A Dystopian Online Future and Privacy Perils
“Legislatures feel no inhibition about trying to, quote, ‘protect children online,’ and so they’re going to do the craziest shit,” warns Eric Goldman, a law professor at Santa Clara University. He predicts a future where age authentication becomes the norm for most online interactions, categorizing these mandates as “segregate-and-suppress” laws.
Jess Miers, a visiting assistant professor of law, believes the UK’s experience, with its reliance on facial recognition and physical ID submission, is imminent in the U.S. YouTube has already begun requiring age verification, using AI initially, but demanding ID or credit card verification if AI cannot determine age. Miers attributes this trajectory partly to mainstream tech companies’ reluctance to engage with the issue of age verification due to its association with pornography, failing to recognize the “second-order censorship” that inevitably follows primary regulation, such as cracking down on VPNs.
“Censorship begets censorship,” Goldman states. The privacy implications are also dire, as users are forced to hand over sensitive personal information to third parties, increasing the risk of data breaches and identity theft. The anonymity that once fostered free speech online is rapidly eroding.

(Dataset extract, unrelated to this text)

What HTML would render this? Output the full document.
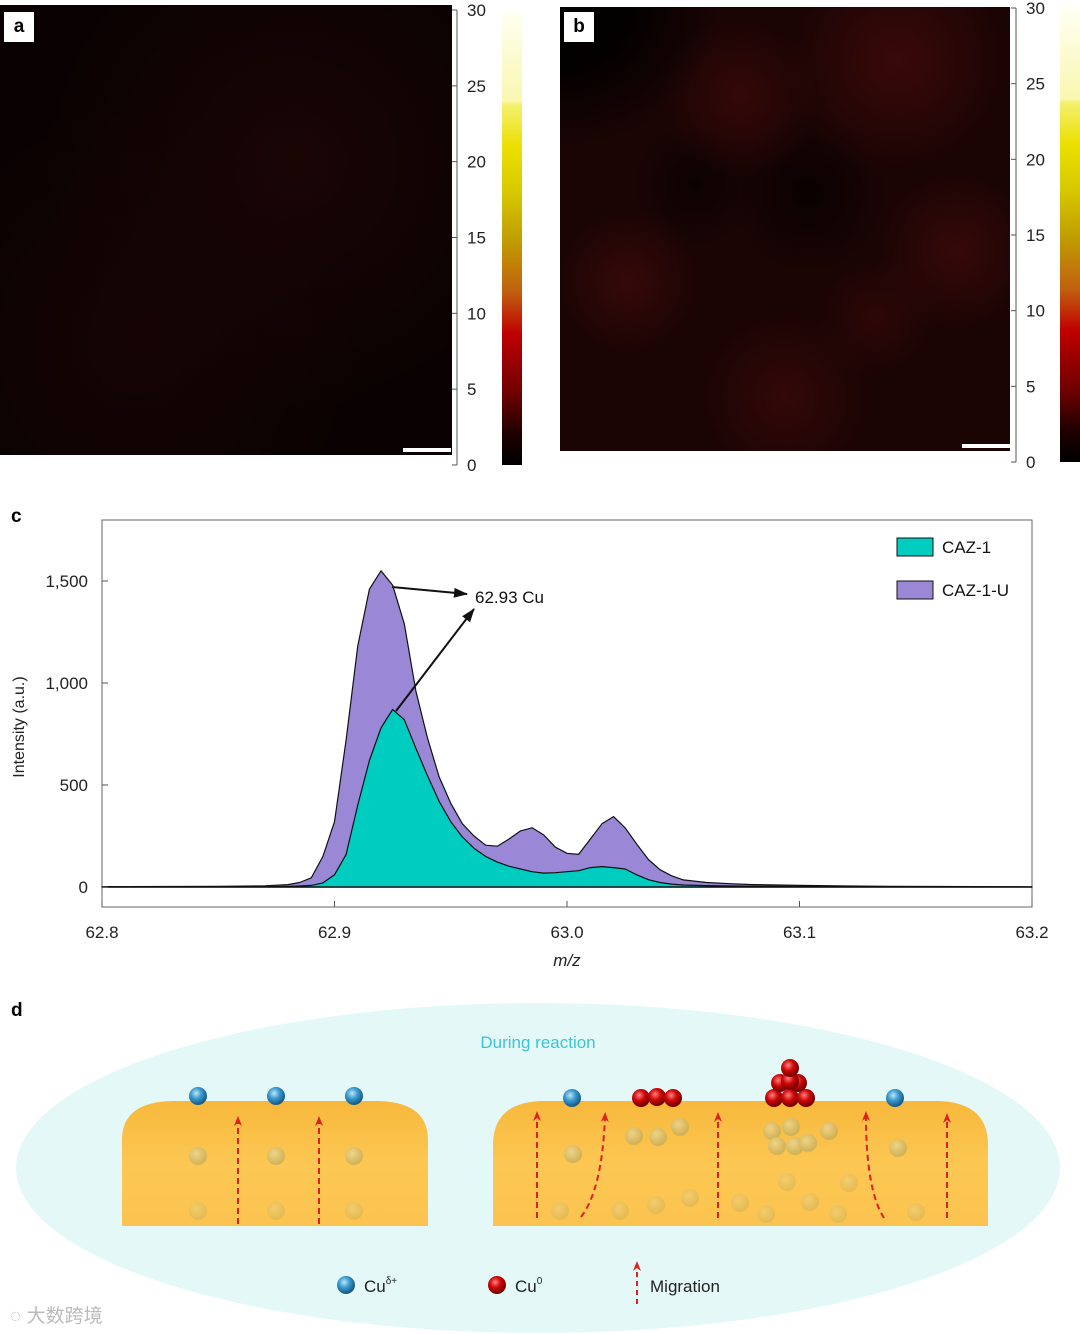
<!DOCTYPE html>
<html><head><meta charset="utf-8"><style>
body{margin:0;width:1080px;height:1334px;background:#fff;position:relative;overflow:hidden;font-family:"Liberation Sans",sans-serif}
.abs{position:absolute}
.cb{background:linear-gradient(to bottom,#fffff4 0%,#f9f7b0 20%,#f4f070 20.8%,#ece000 30%,#d8c800 40%,#c0a000 50%,#c06010 62%,#c00000 71%,#700000 84%,#200000 93%,#000 100%)}
.lbl{position:absolute;background:#fff;font-weight:bold;font-size:19px;width:30px;height:30px;line-height:30px;text-align:center}
</style></head><body>
<div class="abs" style="left:0;top:5px;width:452px;height:450px;background:radial-gradient(ellipse at 65% 35%,#1a0505,transparent 60%),radial-gradient(ellipse at 30% 75%,#160404,transparent 50%),#0a0202"></div>
<div class="lbl" style="left:4px;top:12px">a</div>
<div class="abs" style="left:403px;top:448px;width:48px;height:4px;background:#fff"></div>
<div class="abs" style="left:560px;top:7px;width:450px;height:444px;background:radial-gradient(ellipse 160px 140px at 0 0,#030000 40%,transparent 100%),radial-gradient(circle at 75% 12%,#3a0909 0,transparent 22%),radial-gradient(circle at 40% 20%,#340808 0,transparent 18%),radial-gradient(circle at 15% 62%,#360909 0,transparent 16%),radial-gradient(circle at 88% 55%,#360909 0,transparent 18%),radial-gradient(circle at 50% 88%,#330808 0,transparent 20%),radial-gradient(circle at 70% 70%,#2e0707 0,transparent 14%),radial-gradient(circle at 55% 42%,#0a0101 0,transparent 22%),radial-gradient(circle at 30% 40%,#0c0202 0,transparent 15%),#1a0404"></div>
<div class="lbl" style="left:564px;top:12px">b</div>
<div class="abs" style="left:962px;top:444px;width:48px;height:4px;background:#fff"></div>
<div class="abs cb" style="left:502px;top:10px;width:20px;height:455px"></div>
<div class="abs cb" style="left:1060px;top:8px;width:20px;height:454px"></div>
<svg class="abs" style="left:0;top:0" width="1080" height="1334">
<g id="cbaxes" font-size="17" fill="#222"></g>
<g id="chart"></g>
</svg>
<div class="abs" style="left:11px;top:506px;font-weight:bold;font-size:19px">c</div>
<div class="abs" style="left:11px;top:1000px;font-weight:bold;font-size:19px">d</div>
<svg class="abs" style="left:0;top:990px" width="1080" height="344">
<defs>
<linearGradient id="slab" x1="0" y1="0" x2="0" y2="1"><stop offset="0" stop-color="#f7b83c"/><stop offset="0.5" stop-color="#fcc752"/><stop offset="1" stop-color="#fbc450"/></linearGradient>
<radialGradient id="blue" cx="0.4" cy="0.35" r="0.6"><stop offset="0" stop-color="#bfe6f5"/><stop offset="0.5" stop-color="#3a9bd0"/><stop offset="1" stop-color="#1a5f8a"/></radialGradient>
<radialGradient id="red" cx="0.4" cy="0.35" r="0.6"><stop offset="0" stop-color="#ff8080"/><stop offset="0.5" stop-color="#d00808"/><stop offset="1" stop-color="#7a0000"/></radialGradient>
<radialGradient id="ghost" cx="0.4" cy="0.35" r="0.6"><stop offset="0" stop-color="#e8e0b0"/><stop offset="1" stop-color="#b8a860"/></radialGradient>
<marker id="ra" markerUnits="userSpaceOnUse" markerWidth="10" markerHeight="10" refX="5" refY="5" orient="auto"><path d="M0,1 L10,5 L0,9 L3,5 Z" fill="#e02020"/></marker>
</defs>
<ellipse cx="538" cy="178" rx="522" ry="165" fill="#e4f8f8"/>
<text x="538" y="58" text-anchor="middle" font-size="17" fill="#3cc6d0">During reaction</text>
<path d="M122,236 L122,150 Q122,111 175,111 L375,111 Q428,111 428,150 L428,236 Z" fill="url(#slab)"/>
<path d="M493,236 L493,155 Q493,111 545,111 L935,111 Q988,111 988,155 L988,236 Z" fill="url(#slab)"/>
<g opacity="0.6">
<circle cx="198" cy="166" r="9" fill="url(#ghost)"/><circle cx="276" cy="166" r="9" fill="url(#ghost)"/><circle cx="354" cy="166" r="9" fill="url(#ghost)"/>
<circle cx="198" cy="221" r="9" fill="url(#ghost)" opacity="0.5"/><circle cx="276" cy="221" r="9" fill="url(#ghost)" opacity="0.5"/><circle cx="354" cy="221" r="9" fill="url(#ghost)" opacity="0.5"/>
<circle cx="573" cy="164" r="9" fill="url(#ghost)"/><circle cx="634" cy="146" r="9" fill="url(#ghost)"/><circle cx="658" cy="147" r="9" fill="url(#ghost)"/><circle cx="680" cy="137" r="9" fill="url(#ghost)"/>
<circle cx="772" cy="141" r="9" fill="url(#ghost)"/><circle cx="791" cy="137" r="9" fill="url(#ghost)"/><circle cx="777" cy="156" r="9" fill="url(#ghost)"/><circle cx="795" cy="156" r="9" fill="url(#ghost)"/><circle cx="808" cy="153" r="9" fill="url(#ghost)"/><circle cx="829" cy="141" r="9" fill="url(#ghost)"/><circle cx="898" cy="158" r="9" fill="url(#ghost)"/>
<circle cx="560" cy="221" r="9" fill="url(#ghost)" opacity="0.5"/><circle cx="620" cy="221" r="9" fill="url(#ghost)" opacity="0.5"/><circle cx="656" cy="215" r="9" fill="url(#ghost)" opacity="0.5"/><circle cx="690" cy="208" r="9" fill="url(#ghost)" opacity="0.5"/><circle cx="740" cy="213" r="9" fill="url(#ghost)" opacity="0.5"/><circle cx="766" cy="224" r="9" fill="url(#ghost)" opacity="0.5"/><circle cx="787" cy="192" r="9" fill="url(#ghost)" opacity="0.5"/><circle cx="810" cy="212" r="9" fill="url(#ghost)" opacity="0.5"/><circle cx="838" cy="224" r="9" fill="url(#ghost)" opacity="0.5"/><circle cx="849" cy="193" r="9" fill="url(#ghost)" opacity="0.5"/><circle cx="916" cy="222" r="9" fill="url(#ghost)" opacity="0.5"/>
</g>
<g stroke="#e02020" stroke-width="2" stroke-dasharray="6,4" fill="none" marker-end="url(#ra)">
<path d="M238,234 L238,131"/><path d="M319,234 L319,131"/>
<path d="M537,228 L537,126"/><path d="M581,227 Q602,200 605,127"/><path d="M718,228 L718,127"/><path d="M884,228 Q866,200 866,126"/><path d="M947,228 L947,128"/>
</g>
<g>
<circle cx="198" cy="106" r="9" fill="url(#blue)"/><circle cx="276" cy="106" r="9" fill="url(#blue)"/><circle cx="354" cy="106" r="9" fill="url(#blue)"/><circle cx="572" cy="108" r="9" fill="url(#blue)"/><circle cx="895" cy="108" r="9" fill="url(#blue)"/>
</g>
<g>
<circle cx="641" cy="108" r="9" fill="url(#red)"/><circle cx="657" cy="107" r="9" fill="url(#red)"/><circle cx="673" cy="108" r="9" fill="url(#red)"/>
<circle cx="774" cy="108" r="9" fill="url(#red)"/><circle cx="790" cy="108" r="9" fill="url(#red)"/><circle cx="806" cy="108" r="9" fill="url(#red)"/>
<circle cx="780" cy="93" r="9" fill="url(#red)"/><circle cx="798" cy="93" r="9" fill="url(#red)"/><circle cx="790" cy="91" r="9" fill="url(#red)"/><circle cx="790" cy="78" r="9" fill="url(#red)"/>
</g>
<circle cx="346" cy="295" r="9" fill="url(#blue)"/>
<text x="364" y="302" font-size="17" fill="#222">Cu<tspan font-size="10" dy="-8">δ+</tspan></text>
<circle cx="497" cy="295" r="9" fill="url(#red)"/>
<text x="515" y="302" font-size="17" fill="#222">Cu<tspan font-size="10" dy="-8">0</tspan></text>
<path d="M637,314 L637,276" stroke="#e02020" stroke-width="2" stroke-dasharray="5,4" marker-end="url(#ra)"/>
<text x="650" y="302" font-size="17" fill="#222">Migration</text>
<text x="10" y="332" font-size="19" fill="#bbb" font-family="'Liberation Sans','Noto Sans CJK SC',sans-serif">◌ 大数跨境</text>
</svg>
<script>
const cbTicks=[0,5,10,15,20,25,30];
const mz=[62.80,62.85,62.87,62.88,62.885,62.89,62.895,62.90,62.905,62.91,62.915,62.92,62.925,62.93,62.935,62.94,62.945,62.95,62.955,62.96,62.965,62.97,62.975,62.98,62.985,62.99,62.995,63.00,63.005,63.01,63.015,63.02,63.025,63.03,63.035,63.04,63.045,63.05,63.06,63.07,63.08,63.10,63.12,63.14,63.20];
const cazU=[2,3,6,12,22,45,150,320,720,1180,1460,1550,1480,1290,960,730,540,410,310,250,205,200,235,275,290,255,195,165,160,235,310,345,290,210,135,85,55,35,22,16,12,8,5,3,1];
const caz=[0,0,1,3,5,8,20,60,160,400,620,780,870,820,680,545,420,320,245,190,150,122,102,88,75,68,70,75,80,95,100,95,88,60,36,22,14,10,7,5,4,3,2,1,0];
const xTicks=[62.8,62.9,63.0,63.1,63.2];
const yTicks=[0,500,1000,1500];
const yTickLabels=["0","500","1,000","1,500"];
const NS="http://www.w3.org/2000/svg";
function mk(t,a,p){const e=document.createElementNS(NS,t);for(const k in a)e.setAttribute(k,a[k]);p.appendChild(e);return e;}
const cba=document.getElementById('cbaxes');
[[457,10,465],[1016,8,462]].forEach(([ax,top,bot])=>{
  const cy=v=>bot-(v/30)*(bot-top);
  mk('line',{x1:ax,y1:top,x2:ax,y2:bot,stroke:'#555','stroke-width':1},cba);
  cbTicks.forEach(v=>{
    const l=mk('line',{x1:ax-5,y1:cy(v),x2:ax,y2:cy(v),stroke:'#555'},cba);
    
    
    const t=mk('text',{x:ax+10,y:cy(v)+6},cba);t.textContent=v;
    
    
  });
});
const g=document.getElementById('chart');
const X0=102,X1=1032,Y0=887,pxPer=306/1500;
const sx=v=>X0+(v-62.8)/(0.4)*(X1-X0);
const sy=v=>Y0-v*pxPer;
const fr=mk('rect',{x:X0,y:520,width:X1-X0,height:387,fill:'none',stroke:'#666','stroke-width':1},g);


function area(vals,fill,name){
  let d='M'+sx(mz[0])+','+Y0;
  mz.forEach((m,i)=>{d+=' L'+sx(m).toFixed(1)+','+sy(vals[i]).toFixed(1);});
  d+=' L'+sx(mz[mz.length-1])+','+Y0+' Z';
  const p=mk('path',{d:d,fill:fill,stroke:'#111','stroke-width':1.2,'stroke-linejoin':'round'},g);
  
  
}
area(cazU,'#9a88d6','area-caz-1-u');
area(caz,'#00cdc0','area-caz-1');
mk('line',{x1:X0,y1:Y0,x2:X1,y2:Y0,stroke:'#111','stroke-width':1.2},g);
xTicks.forEach(v=>{
  mk('line',{x1:sx(v),y1:907,x2:sx(v),y2:901,stroke:'#555'},g);
  const t=mk('text',{x:sx(v),y:938,'text-anchor':'middle','font-size':17,fill:'#222'},g);
  t.textContent=v.toFixed(1);
  
  
});
yTicks.forEach((v,i)=>{
  mk('line',{x1:X0,y1:sy(v),x2:X0+6,y2:sy(v),stroke:'#555'},g);
  const t=mk('text',{x:88,y:sy(v)+6,'text-anchor':'end','font-size':17,fill:'#222'},g);
  t.textContent=yTickLabels[i];
  
  
});
const xt=mk('text',{x:567,y:966,'text-anchor':'middle','font-size':17,'font-style':'italic',fill:'#222'},g);xt.textContent='m/z';


const yt=mk('text',{x:0,y:0,'text-anchor':'middle','font-size':16,fill:'#222',transform:'translate(24,727) rotate(-90)'},g);yt.textContent='Intensity (a.u.)';


const defs=mk('defs',{},g);
const m=mk('marker',{id:'ka',markerUnits:'userSpaceOnUse',markerWidth:14,markerHeight:12,refX:13,refY:6,orient:'auto'},defs);
mk('path',{d:'M0,1 L14,6 L0,11 Z',fill:'#111'},m);
const a1=mk('line',{x1:392,y1:587,x2:467,y2:594,stroke:'#111','stroke-width':2,'marker-end':'url(#ka)'},g);


const a2=mk('line',{x1:396,y1:711,x2:474,y2:609,stroke:'#111','stroke-width':2,'marker-end':'url(#ka)'},g);


const at=mk('text',{x:475,y:603,'font-size':17,fill:'#111'},g);at.textContent='62.93 Cu';


[['CAZ-1','#00cdc0',538],['CAZ-1-U','#9a88d6',581]].forEach(([n,c,y])=>{
  const r=mk('rect',{x:897,y:y,width:36,height:18,fill:c,stroke:'#111'},g);
  
  
  const t=mk('text',{x:942,y:y+15,'font-size':17,fill:'#111'},g);t.textContent=n;
  
  
});
</script>
</body></html>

The True Cost: Impact on Children and the Path Forward
While framed as protecting children, age verification laws often achieve the opposite. In the UK, children are already being blocked from accessing vital information on topics like menstruation and sexual assault. Goldman warns that many children will grow up with a “sanitized, controlled, censored internet,” potentially stunting their ability to learn effective and safe internet usage, socialize, and find like-minded communities. “When we see crackdowns on spaces on the internet, we’re essentially stripping away that potential for self-actualization,” he says. “We’ve really reached the dystopian stage of the internet.”
Despite the grim outlook, the adult industry has historically proven resilient. Creators have endured prosecutions, raids, and imprisonment, demonstrating an “adeptness at growing in really hostile circumstances and figuring out ways to exploit the cracks and the resources that are available to survive,” according to Stabile.
Industry stakeholders advocate for alternative, more effective solutions, such as device-level filters, which can protect minors without impeding adult access or forcing users onto unmoderated, less safe sites. Aylo, Pornhub’s parent company, publicly supports user age verification but stresses the importance of methods that prioritize user safety and privacy. They note that in Louisiana, where ID submission is required, Pornhub traffic plummeted by 80%, indicating users simply migrated to “darker corners of the internet that don’t ask users to verify age, that don’t follow the law, that don’t take user safety seriously, and that often don’t even moderate content.” This, they argue, makes the internet more dangerous for everyone.
The current state of the internet appears dire, but experts liken it to bracing for a hurricane: while havoc is expected, measures can still be taken to protect what remains. This struggle, they assert, is not the end of a battle, but merely the beginning of a larger fight for digital rights and an open internet.